Well, not all of them. Mahoney (Steve Guttenberg) is visibly absent here. Our irascible hero has dropped out. Also absent are Bob Goldthwait, Tim Kazurinsky, and Bruce Mahler. Actually, Mahler wasn’t in parts 3 or 4 either. It’s getting harder to keep track of who is around, but we do get the feeling that characters are missing. We are still, however, in the company of Marion Ramsay, Bubba Smith, Leslie Easterbrook, David Graf, Michael Winslow, G.W. Bailey and Lance Kinsey, and, of course Gaynes. Guttenberg is replaced, after a fashion, by Matt McCoy, who plays Lassard’s nephew, Nick. Nick occupies the space of “flirty white guy, and instigator of pranks,” which was largely the role Guttenberg played in all the previous films. Nick is, indeed, given a love interest in the form of Janet Jones, who looks really good in a swimsuit. I learned after the fact that she is the wife of Wayne Gretzky, and has appeared in Playboy magazine.
Your gratuity. You’re welcome.
Anyway, there’s actually something of a story in this film. A trio of thieves have stolen a pile of diamonds and fled to Miami at the same time as this police convention. The lead thief is played by an overacting Rene Auberjonois and one of his sidekicks is played by Archie Hahn. Since the story doesn’t strain to be anything more than a boilerplate sitcom, there is a bag mix-up at the airport, and Lassard accidentally ends up with the thieves’ bag.

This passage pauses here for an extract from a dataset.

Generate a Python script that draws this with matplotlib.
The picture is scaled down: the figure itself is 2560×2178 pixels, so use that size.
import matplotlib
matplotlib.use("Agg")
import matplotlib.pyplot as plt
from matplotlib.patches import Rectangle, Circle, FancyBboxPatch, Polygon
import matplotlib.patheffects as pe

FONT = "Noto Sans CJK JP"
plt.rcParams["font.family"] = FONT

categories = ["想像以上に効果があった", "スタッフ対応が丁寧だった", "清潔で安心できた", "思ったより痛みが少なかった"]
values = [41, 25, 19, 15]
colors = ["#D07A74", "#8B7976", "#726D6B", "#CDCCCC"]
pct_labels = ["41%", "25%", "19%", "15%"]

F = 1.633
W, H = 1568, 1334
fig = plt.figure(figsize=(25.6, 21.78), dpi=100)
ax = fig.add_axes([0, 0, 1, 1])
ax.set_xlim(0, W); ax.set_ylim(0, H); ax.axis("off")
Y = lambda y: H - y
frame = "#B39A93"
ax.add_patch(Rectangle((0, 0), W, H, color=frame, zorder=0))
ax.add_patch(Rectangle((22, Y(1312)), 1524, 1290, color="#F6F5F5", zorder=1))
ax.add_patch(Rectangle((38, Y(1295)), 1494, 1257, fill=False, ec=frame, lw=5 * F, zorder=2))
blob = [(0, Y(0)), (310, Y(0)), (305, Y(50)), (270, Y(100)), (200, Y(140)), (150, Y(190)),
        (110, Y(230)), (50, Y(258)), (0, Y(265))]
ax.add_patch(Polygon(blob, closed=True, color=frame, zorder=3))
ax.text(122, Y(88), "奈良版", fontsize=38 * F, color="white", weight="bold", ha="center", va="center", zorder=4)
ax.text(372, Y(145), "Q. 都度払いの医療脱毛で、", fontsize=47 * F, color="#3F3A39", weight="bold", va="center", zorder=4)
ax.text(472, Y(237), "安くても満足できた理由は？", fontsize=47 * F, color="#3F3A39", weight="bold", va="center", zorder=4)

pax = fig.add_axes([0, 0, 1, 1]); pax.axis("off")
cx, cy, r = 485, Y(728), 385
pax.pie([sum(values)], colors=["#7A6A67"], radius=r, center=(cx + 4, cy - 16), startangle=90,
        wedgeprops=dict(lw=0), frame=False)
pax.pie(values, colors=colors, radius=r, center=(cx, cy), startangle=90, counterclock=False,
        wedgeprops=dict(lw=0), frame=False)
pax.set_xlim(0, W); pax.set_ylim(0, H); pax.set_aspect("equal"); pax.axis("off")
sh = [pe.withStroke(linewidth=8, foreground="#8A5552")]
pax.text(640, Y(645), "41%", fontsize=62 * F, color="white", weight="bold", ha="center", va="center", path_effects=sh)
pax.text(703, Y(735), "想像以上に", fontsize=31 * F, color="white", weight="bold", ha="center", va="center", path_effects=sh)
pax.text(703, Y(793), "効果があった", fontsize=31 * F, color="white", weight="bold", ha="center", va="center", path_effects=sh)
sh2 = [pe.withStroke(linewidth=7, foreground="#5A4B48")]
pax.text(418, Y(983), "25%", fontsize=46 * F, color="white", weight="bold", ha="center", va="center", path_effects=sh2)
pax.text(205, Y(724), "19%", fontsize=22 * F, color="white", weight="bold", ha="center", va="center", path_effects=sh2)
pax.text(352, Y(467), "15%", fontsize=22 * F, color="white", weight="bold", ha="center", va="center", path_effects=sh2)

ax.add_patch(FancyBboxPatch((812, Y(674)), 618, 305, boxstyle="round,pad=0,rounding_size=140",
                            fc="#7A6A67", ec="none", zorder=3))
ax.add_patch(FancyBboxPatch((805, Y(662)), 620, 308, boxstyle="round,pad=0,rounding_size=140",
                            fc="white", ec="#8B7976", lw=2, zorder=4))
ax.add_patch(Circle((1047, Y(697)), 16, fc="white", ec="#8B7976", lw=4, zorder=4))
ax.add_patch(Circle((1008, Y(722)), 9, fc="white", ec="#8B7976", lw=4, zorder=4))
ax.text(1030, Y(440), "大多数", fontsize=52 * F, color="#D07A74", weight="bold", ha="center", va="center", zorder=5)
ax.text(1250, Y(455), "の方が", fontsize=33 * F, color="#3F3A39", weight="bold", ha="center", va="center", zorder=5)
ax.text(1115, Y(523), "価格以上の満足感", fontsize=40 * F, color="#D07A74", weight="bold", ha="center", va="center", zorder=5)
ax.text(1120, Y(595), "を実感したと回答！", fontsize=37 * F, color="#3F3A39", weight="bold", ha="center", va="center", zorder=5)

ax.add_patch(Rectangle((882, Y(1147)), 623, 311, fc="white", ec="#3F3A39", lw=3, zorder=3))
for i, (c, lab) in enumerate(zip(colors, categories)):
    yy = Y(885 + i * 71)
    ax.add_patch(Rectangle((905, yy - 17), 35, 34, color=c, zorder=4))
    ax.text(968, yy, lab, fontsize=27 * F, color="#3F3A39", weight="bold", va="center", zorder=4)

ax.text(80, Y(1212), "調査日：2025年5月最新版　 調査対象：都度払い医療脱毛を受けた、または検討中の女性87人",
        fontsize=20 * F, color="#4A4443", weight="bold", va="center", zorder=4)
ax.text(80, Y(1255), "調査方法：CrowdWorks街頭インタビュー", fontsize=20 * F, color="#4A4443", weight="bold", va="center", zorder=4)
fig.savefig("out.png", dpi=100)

The thieves spend the film trying to locate Lassard, break into his room, and get the diamonds back. Inevitably the break-ins go awry in some slapstick fashion.
Something sad began to happen in this film, which is why I site it as the series’ low point. Harris is still a hardass, and he is still the butt of everyone’s pranks, but things seem to have taken a cruel and tragic turn here. In the previous films, Harris was a hardass and a blowhard, but it was always in the line of duty, and his cadets and inferiors would act out in a form of playful rebellion. The pranks were, perhaps, punishments larger than the imagined crime, but they were always committed with an attitude of playfulness. In part 5, the pranks seem unduly harsh, and largely unwarranted. The police are all on vacation here, and no longer in the line of duty. Harris may be a jerk, but he’s not doing anything more than harshing their mellow. Does he really deserve to be sunburned, set on fire, forced onto a plane with goats, coated in bird poop, and kidnapped? It seems less like playful rebellion anymore, and more like bullying. I started to feel sorry for Harris. A man who is destined to be a jerk, and destined to be harmed by his peers. He has no real friends. He is alone.

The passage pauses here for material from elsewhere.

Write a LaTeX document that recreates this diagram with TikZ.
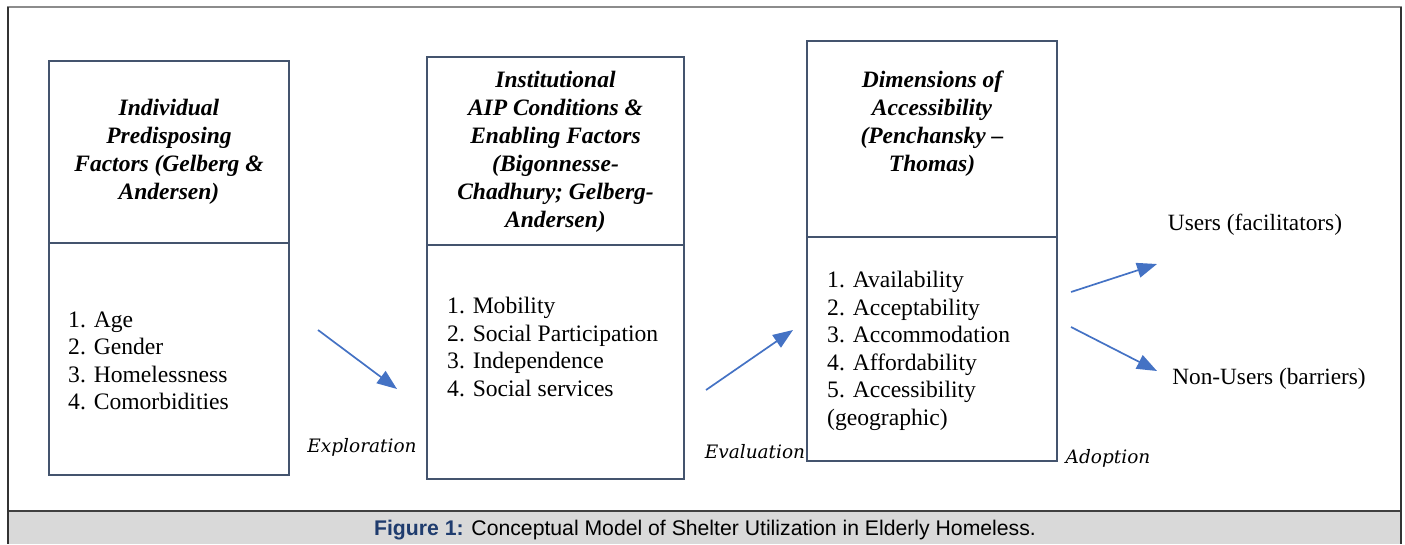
\documentclass[tikz,border=0pt]{standalone}
\usepackage{fontspec}
\setmainfont{Liberation Serif}
\newfontfamily\labelfont{DejaVu Serif}
\newfontfamily\capfont{Liberation Sans}
\usetikzlibrary{arrows.meta}
\definecolor{boxline}{RGB}{68,84,110}
\definecolor{arrowblue}{RGB}{68,114,196}
\definecolor{capgray}{RGB}{217,217,217}
\definecolor{capblue}{RGB}{31,60,110}
\tikzset{
  panel/.style={draw=boxline, line width=2.8pt, rectangle, inner sep=0pt, minimum width=#1},
  headtext/.style={align=center, inner sep=0pt, font=\fontsize{23.5}{28}\selectfont\bfseries\itshape},
  listtext/.style={align=left, inner sep=0pt, anchor=west, font=\fontsize{23.6}{27.5}\selectfont},
  outtext/.style={inner sep=0pt, font=\fontsize{23.3}{27.5}\selectfont},
  phase/.style={inner sep=0pt, font=\labelfont\fontsize{18.5}{22}\selectfont\itshape},
  flow/.style={draw=arrowblue, line width=1.7pt, -{Triangle[length=20pt,width=15pt]}},
}
\begin{document}
\begin{tikzpicture}[x=1pt,y=-1pt]
\useasboundingbox (0,0) rectangle (1405,544);
% frame and caption bar
\fill[capgray] (8,511) rectangle (1401,544);
\draw[color=black!75, line width=1.5pt] (8,511) -- (1401,511);
\draw[color=black!45, line width=2.5pt] (7,7) -- (1402,7);
\draw[color=black!80, line width=1.6pt] (8,7) -- (8,544);
\draw[color=black!80, line width=1.6pt] (1401,7) -- (1401,544);

% first stage
\node[panel=240pt, minimum height=182pt] (h1) at (169,152) {};
\node[panel=240pt, minimum height=232pt] (b1) at (169,359) {};
\node[headtext] (h1t) at (169,152) {Individual\\Predisposing\\Factors (Gelberg \&\\Andersen)};
\node[listtext] (b1t) at (68,361) {1. Age\\2. Gender\\3. Homelessness\\4. Comorbidities};

% second stage
\node[panel=257pt, minimum height=188pt] (h2) at (555.5,151) {};
\node[panel=257pt, minimum height=234pt] (b2) at (555.5,362) {};
\node[headtext] (h2t) at (555.5,152) {Institutional\\AIP Conditions \&\\Enabling Factors\\(Bigonnesse-\\Chadhury; Gelberg-\\Andersen)};
\node[listtext] (b2t) at (447,347) {1. Mobility\\2. Social Participation\\3. Independence\\4. Social services};

% third stage
\node[panel=250pt, minimum height=196pt] (h3) at (932,139) {};
\node[panel=250pt, minimum height=224pt] (b3) at (932,349) {};
\node[headtext] (h3t) at (932,124) {Dimensions of\\Accessibility\\(Penchansky --\\Thomas)};
\node[listtext] (b3t) at (827,351) {1. Availability\\2. Acceptability\\3. Accommodation\\4. Affordability\\5. Accessibility\\(geographic)};

% outcomes
\node[outtext] (users) at (1255,225) {Users (facilitators)};
\node[outtext] (nonusers) at (1269,379) {Non-Users (barriers)};

% phase labels
\node[phase] (explore) at (362,447) {Exploration};
\node[phase] (evaluate) at (755,452) {Evaluation};
\node[phase] (adopt) at (1108,458) {Adoption};

% arrow end points
\coordinate (e1s) at (318,330); \coordinate (e1e) at (397,389);
\coordinate (e2s) at (706,390); \coordinate (e2e) at (793,330);
\coordinate (e3s) at (1071,292); \coordinate (e3e) at (1157,264);
\coordinate (e4s) at (1071,327); \coordinate (e4e) at (1157,371);
\draw[flow] (e1s) -- (e1e);
\draw[flow] (e2s) -- (e2e);
\draw[flow] (e3s) -- (e3e);
\draw[flow] (e4s) -- (e4e);

% caption
\node[inner sep=0pt, font=\capfont\fontsize{21.2}{24}\selectfont] (cap) at (705,530)
  {\textcolor{capblue}{\bfseries Figure 1:} Conceptual Model of Shelter Utilization in Elderly Homeless.};
\end{tikzpicture}
\end{document}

Anyway, there’s our usual two acts of wacky gags, a fight scene, and some romantic dalliances. But, y’know, chaste ones. The word “dork” is used a lot. Eventually the thieves, stooping to extreme measures, kidnap Lassard and find themselves making demands from a hotel penthouse. This is amusing: This police convention everyone is attending stages a mock crime every year that the attendees are encouraged to solve. As such, Lassard assumes that his kidnapping is a hoax, and is delighted to play long. He offers advice to his kidnappers, plays cards with them, and they all begin to like him.

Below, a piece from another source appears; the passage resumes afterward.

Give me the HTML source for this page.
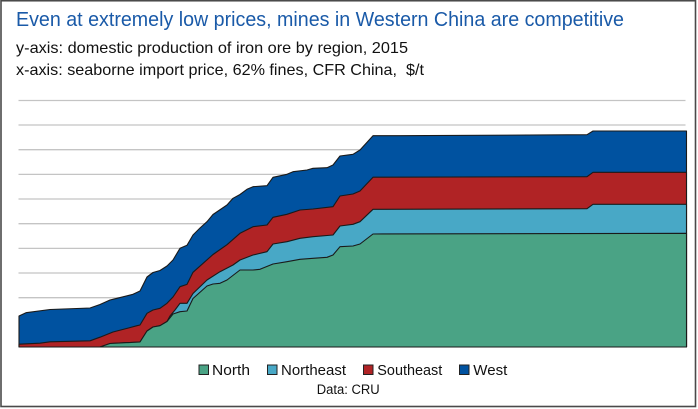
<!DOCTYPE html>
<html>
<head>
<meta charset="utf-8">
<style>
  html, body { margin:0; padding:0; background:#fff; }
  svg { display:block; }
  text { font-family: "Liberation Sans", Arial, sans-serif; }
</style>
</head>
<body>
<svg width="698" height="409" viewBox="0 0 698 409" xmlns="http://www.w3.org/2000/svg">
  <rect x="0" y="0" width="698" height="409" fill="#fff"/>
  <!-- outer border -->
  <rect x="1" y="0.75" width="694.5" height="405.75" fill="none" stroke="#4a4a4a" stroke-width="1.6"/>

  <!-- titles -->
  <text x="16" y="26" font-size="20" fill="#1a5aa8" textLength="608" lengthAdjust="spacingAndGlyphs">Even at extremely low prices, mines in Western China are competitive</text>
  <text x="16" y="53" font-size="16" fill="#111" textLength="392" lengthAdjust="spacingAndGlyphs">y-axis: domestic production of iron ore by region, 2015</text>
  <text x="16" y="75" font-size="16" fill="#111" textLength="408" lengthAdjust="spacingAndGlyphs" xml:space="preserve">x-axis: seaborne import price, 62% fines, CFR China,  $/t</text>

  <!-- gridlines -->
  <g stroke="#c4c4c4" stroke-width="1.3">
    <line x1="18.5" y1="100.5" x2="685.5" y2="100.5"/>
    <line x1="18.5" y1="125" x2="685.5" y2="125"/>
    <line x1="18.5" y1="149.7" x2="685.5" y2="149.7"/>
    <line x1="18.5" y1="174.4" x2="685.5" y2="174.4"/>
    <line x1="18.5" y1="199" x2="685.5" y2="199"/>
    <line x1="18.5" y1="223.7" x2="685.5" y2="223.7"/>
    <line x1="18.5" y1="248.4" x2="685.5" y2="248.4"/>
    <line x1="18.5" y1="273" x2="685.5" y2="273"/>
    <line x1="18.5" y1="297.7" x2="685.5" y2="297.7"/>
    <line x1="18.5" y1="322.4" x2="685.5" y2="322.4"/>
  </g>

  <g stroke="#1a1a1a" stroke-width="1.1" stroke-linejoin="round">
    <!-- West -->
    <polygon fill="#0052a0" points="19,347 19,316 26,312.7 50,309.5 90,308 100,304.5 110,300 117,298.3 133,294.3 140,291 147,277 153,272.5 160,270.5 167,266 173,260 180,248.3 187,245.3 193,235 200,228 207,221.7 213,214.5 227,205 233,198.3 240,194.5 247,189.3 253,186.7 267,185.7 273,177.3 287,174.3 293,171.7 307,170 313,168.3 327,167.7 333,165 340,156 353,154.3 360,150 373,135.7 400,135.7 587,134.7 593,131 686.5,131 686.5,347"/>
    <!-- Southeast -->
    <polygon fill="#b02325" points="19,347 19,344.2 40,343.2 50,341.8 90,340.8 100,337.2 113,332 127,328.4 137,325.7 140,325 147,313.3 153,310 160,308.3 167,303.3 173,297 180,286.7 187,284.4 193,272.3 213,254.5 227,244.7 240,233.3 253,226.7 267,225 273,217.3 287,214.3 300,210 313,209 333,206.7 340,196 353,194 360,191 373,177.2 587,176.7 593,172.3 686.5,172.3 686.5,347"/>
    <!-- Northeast -->
    <polygon fill="#48a8c6" points="100,347 110,343.5 140,342 147,331 153,327 160,325.7 167,321.5 170,316 175,310 180,303.3 187,303.3 193,293.5 207,280 220,271.7 233,265 240,260 253,255 267,251.7 273,244 287,241.7 300,238.3 313,236.7 333,235 340,226 353,224.3 360,221.7 373,209.3 587,208.7 593,204.3 686.5,204.3 686.5,347"/>
    <!-- North -->
    <polygon fill="#4aa385" points="100,347 110,343.5 140,342 147,331 153,327 160,325.7 167,321.5 173,314 180,311.7 187,311 193,298.5 207,286 213,284 220,283.3 227,280 240,270 253,270 260,269.3 273,264 287,261.7 300,259.3 313,258.3 327,257.3 333,255 340,246.7 353,246 360,244 373,234 686.5,233.3 686.5,347"/>
    <line x1="19" y1="347" x2="686.5" y2="347"/>
  </g>

  <!-- legend -->
  <g stroke="#222" stroke-width="1">
    <rect x="199" y="365" width="9.5" height="9.5" fill="#4aa385"/>
    <rect x="267.5" y="365" width="9.5" height="9.5" fill="#48a8c6"/>
    <rect x="363.5" y="365" width="9.5" height="9.5" fill="#b02325"/>
    <rect x="459.5" y="365" width="9.5" height="9.5" fill="#0052a0"/>
  </g>
  <g font-size="14.5" fill="#111">
    <text x="212" y="375" textLength="38" lengthAdjust="spacingAndGlyphs">North</text>
    <text x="281" y="375" textLength="65" lengthAdjust="spacingAndGlyphs">Northeast</text>
    <text x="377.3" y="375" textLength="65" lengthAdjust="spacingAndGlyphs">Southeast</text>
    <text x="473.3" y="375" textLength="34" lengthAdjust="spacingAndGlyphs">West</text>
  </g>
  <text x="316.7" y="394" font-size="13.5" fill="#111" textLength="63" lengthAdjust="spacingAndGlyphs">Data: CRU</text>
</svg>
</body>
</html>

There’s a big chase, Harris is also kidnapped, and our heroes get to ride around on those swamp-skipping noisy fan-backed boats that you see in every film and TV show set in Miami. Of course the good guys apprehend the bad guys. Thanks to this, the police commissioner announces that Lassard need not retire, and can stay on for as long as he wants. This is a baffling move, as Lassard seems genuinely senile at this point. He only ever plays golf and obsesses over his fish. Indeed, that goldfish crops up a lot in this film, and a point of comedy seems to be that Lassard is traveling with golf clubs and a goldfish.
More than ever, the actors seem tired. The new blood and exotic locale aren’t enough to disguise the fact that the jokes are stales and re-used. This one was hard to sit through.